Sam, would you prefer to pretend you didn’t post your previous parade of half-truths? I could certainly understand why you might.

Would this be the markets in Portugal, Italy, Ireland, Greece or Spain? If so, color me unimpressed.

Would this be the markets in the rest of the EU that are going to be holding bag for the nations listed above? If so, continue coloring.

Everyone is worried, but nothing matters until we actually do not make a payment. This is an ugly game of chicken, and I do not know who will blink first. I also do not know who will win the PR battle and take the fall.

Any bets on whether Boehner can twist enough arms to get his plan through the House? I think it will be one of those 9 hour votes where the holdout Reps. are getting waterboarded in the cloak room until they agree to vote “aye”.

Unless Boehner is willing to start threatening to take away committee assignements or other retribution, I don’t think he will win. Maybe not even then, those TP’ers are crazy.

This will end about a minute after Boehner realizes he has to stiff his caucus’ radicals and deal with Pelosi and Reid instead. Not before. Nothing is going to get through on a party line vote, only by kickin’ it old skool Washington-style.

Maybe **Sam **is simply an agent provocateur? As a Canadian with a raw material based economy, I can see how that might be a motivator to join a fifth column to increase commodity prices and the value of the Loonie.

That would be sneaky. Sam’s Canadian.

My two cents from the local angle: if your a member of the House’s Tea Party caucus, the short-term political calculus as follows: 1) If you raise the debt ceiling, you get hell from the constituents who voted for you and they will not forget come the primaries for 2012. 2) If you don’t, the one’s who didn’t vote for you will complain, but not to the degree of those in constituents in 1).

(This excludes the cratering of the economy, Boehner’s arm twisting and other political considerations.).

The Tea Party may already be a spent force. There are such signs, poor attendance at gatherings, the total disaster of the Malign Sarah’s movie. Don’t get me wrong, the roughly 20% of the population they represent will still be there, but we won’t be treating them like they were 80%.

How does a higher loonie help Canadian commodity producers? Their costs are in loonies and they largely get paid in greenbacks.
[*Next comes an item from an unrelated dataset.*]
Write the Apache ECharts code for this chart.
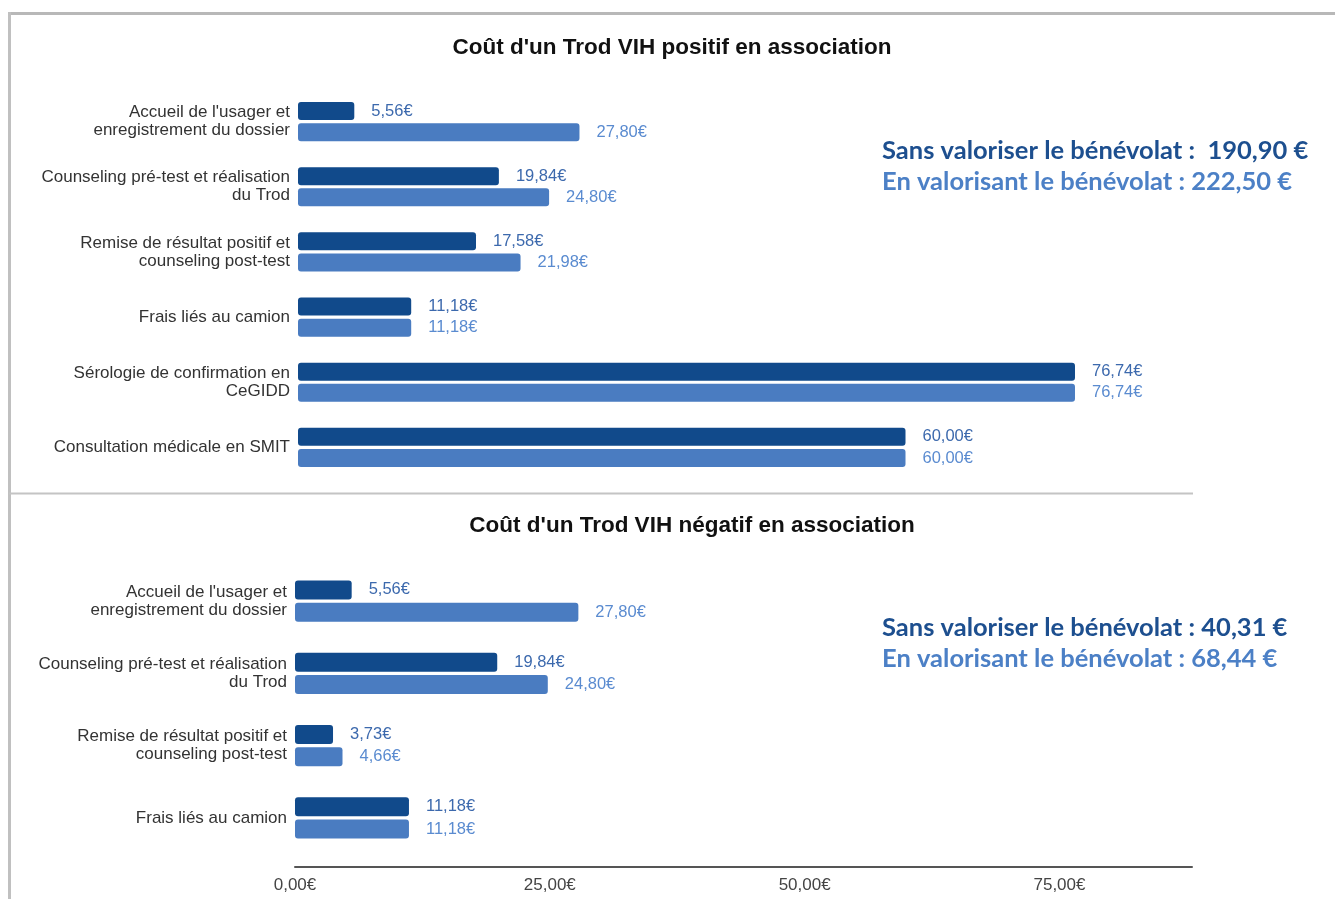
<!DOCTYPE html>
<html>
<head>
<meta charset="utf-8">
<script src="https://cdn.jsdelivr.net/npm/echarts@6/dist/echarts.min.js"></script>
<style>
html,body{margin:0;padding:0;background:#fff;}
#main{width:1335px;height:899px;}
</style>
</head>
<body>
<div id="main"></div>
<script>
// ---- Data ----
const titlePos = "Coût d'un Trod VIH positif en association";
const titleNeg = "Coût d'un Trod VIH négatif en association";
const catsPos = [
  "Accueil de l'usager et\nenregistrement du dossier",
  "Counseling pré-test et réalisation\ndu Trod",
  "Remise de résultat positif et\ncounseling post-test",
  "Frais liés au camion",
  "Sérologie de confirmation en\nCeGIDD",
  "Consultation médicale en SMIT"
];
const sansPos = [5.56, 19.84, 17.58, 11.18, 76.74, 60.00];
const avecPos = [27.80, 24.80, 21.98, 11.18, 76.74, 60.00];
const catsNeg = [
  "Accueil de l'usager et\nenregistrement du dossier",
  "Counseling pré-test et réalisation\ndu Trod",
  "Remise de résultat positif et\ncounseling post-test",
  "Frais liés au camion"
];
const sansNeg = [5.56, 19.84, 3.73, 11.18];
const avecNeg = [27.80, 24.80, 4.66, 11.18];
const xTicks = [0, 25, 50, 75];
const xMax = 88;
const notePos = ["Sans valoriser le bénévolat :  190,90 €", "En valorisant le bénévolat : 222,50 €"];
const noteNeg = ["Sans valoriser le bénévolat : 40,31 €", "En valorisant le bénévolat : 68,44 €"];

// ---- Styles ----
const DARK = '#114a8b';
const LIGHT = '#4a7cc1';
const DARK_LBL = '#3c69ad';
const LIGHT_LBL = '#5a8bd0';
const fmt = v => v.toFixed(2).replace('.', ',') + '€';

function barSeries(data, color, lblColor, axisIdx, bw) {
  return {
    type: 'bar',
    xAxisIndex: axisIdx, yAxisIndex: axisIdx,
    data: data,
    barWidth: bw,
    barGap: '18%',
    itemStyle: { color: color, borderRadius: 3 },
    label: {
      show: true, position: 'right', distance: 17,
      formatter: p => fmt(p.value),
      color: lblColor, fontFamily: 'Liberation Sans, Arial', fontSize: 16.5
    },
    silent: true,
    animation: false
  };
}

const catLabel = {
  color: '#333', fontFamily: 'Liberation Sans, Arial', fontSize: 17, lineHeight: 18, margin: 8
};

const chart = echarts.init(document.getElementById('main'), null, { renderer: 'canvas' });
chart.setOption({
  animation: false,
  backgroundColor: '#fff',
  grid: [
    { left: 298, top: 89, width: 891, height: 391 },
    { left: 295, top: 565, width: 897, height: 289 }
  ],
  xAxis: [
    { gridIndex: 0, type: 'value', min: 0, max: xMax, interval: 25, show: false, splitLine: { show: false } },
    {
      gridIndex: 1, type: 'value', min: 0, max: xMax, interval: 25, offset: 13,
      splitLine: { show: false }, axisTick: { show: false },
      axisLine: { show: true, lineStyle: { color: '#555', width: 2 } },
      axisLabel: {
        formatter: v => xTicks.indexOf(v) >= 0 ? fmt(v) : '',
        color: '#444', fontFamily: 'Liberation Sans, Arial', fontSize: 17, margin: 10
      }
    }
  ],
  yAxis: [
    { gridIndex: 0, type: 'category', data: catsPos, inverse: true,
      axisLine: { show: false }, axisTick: { show: false }, axisLabel: catLabel },
    { gridIndex: 1, type: 'category', data: catsNeg, inverse: true,
      axisLine: { show: false }, axisTick: { show: false }, axisLabel: catLabel }
  ],
  series: [
    barSeries(sansPos, DARK, DARK_LBL, 0, 18),
    barSeries(avecPos, LIGHT, LIGHT_LBL, 0, 18),
    barSeries(sansNeg, DARK, DARK_LBL, 1, 19),
    barSeries(avecNeg, LIGHT, LIGHT_LBL, 1, 19)
  ],
  graphic: [
    { type: 'line', shape: { x1: 8, y1: 13.5, x2: 1335, y2: 13.5 }, style: { stroke: '#b8b8b8', lineWidth: 3 }, silent: true },
    { type: 'line', shape: { x1: 9.5, y1: 12, x2: 9.5, y2: 899 }, style: { stroke: '#c0c0c0', lineWidth: 3 }, silent: true },
    { type: 'line', shape: { x1: 9, y1: 493.5, x2: 1193, y2: 493.5 }, style: { stroke: '#c4c4c4', lineWidth: 2 }, silent: true },
    { type: 'text', x: 672, y: 48, style: { text: titlePos, textAlign: 'center', textVerticalAlign: 'middle',
      font: 'bold 22.5px "Liberation Sans", Arial', fill: '#111' } },
    { type: 'text', x: 692, y: 526, style: { text: titleNeg, textAlign: 'center', textVerticalAlign: 'middle',
      font: 'bold 22.5px "Liberation Sans", Arial', fill: '#111' } },
    { type: 'text', x: 882, y: 151, style: { text: notePos[0], textVerticalAlign: 'middle',
      font: 'bold 25.5px Lato', fill: '#1d4f8f' } },
    { type: 'text', x: 882, y: 182, style: { text: notePos[1], textVerticalAlign: 'middle',
      font: 'bold 25.5px Lato', fill: '#4c80c6' } },
    { type: 'text', x: 882, y: 628, style: { text: noteNeg[0], textVerticalAlign: 'middle',
      font: 'bold 25.5px Lato', fill: '#1d4f8f' } },
    { type: 'text', x: 882, y: 659, style: { text: noteNeg[1], textVerticalAlign: 'middle',
      font: 'bold 25.5px Lato', fill: '#4c80c6' } }
  ]
});
</script>
</body>
</html>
More likely he missed out on the great Arizona real estate grab and is hoping to re-torpedo the American real estate market so he can pick up a cheap winter cottage. :stuck_out_tongue:

To me, Canada is: Mostly Harmless. But in other news, since no one has said this, I’ll say it. WE ARE GOING TO DEFAULT!! All hands abandon ship!

Which group is larger?

I honestly want to commend Sam for making arguments with some specifics. I am getting pretty disgusted with the pattern of TAX=BAD! GOVERNMENT=BAD! MUSLIMS=BAD! BAD=LIBRULS=BAD! line of thinking. The pubbies have reduced their rhetoric to a set of points that amount to religious dogmas that must be accepted without any reference to the reality or verifiable circumstances. At least Sam is referring to reality, or making claims that can be confirmed or denied based on facts. How refreshing! That said:

Not part of the campaign? Only if “never shutting up about it for more than 5 minutes” amounts to not part of the campaign. Gimme a break.

Also, why would we expect the government to shrink? The economy usually grows, the population grows, the infrastructure grows… everything else is usually growing. Why would we expect the government to shrink? Don’t get me wrong, shrinking it may sometimes be appropriate, but how can you make the ideological claim that government growth simply. must. always. be. stopped?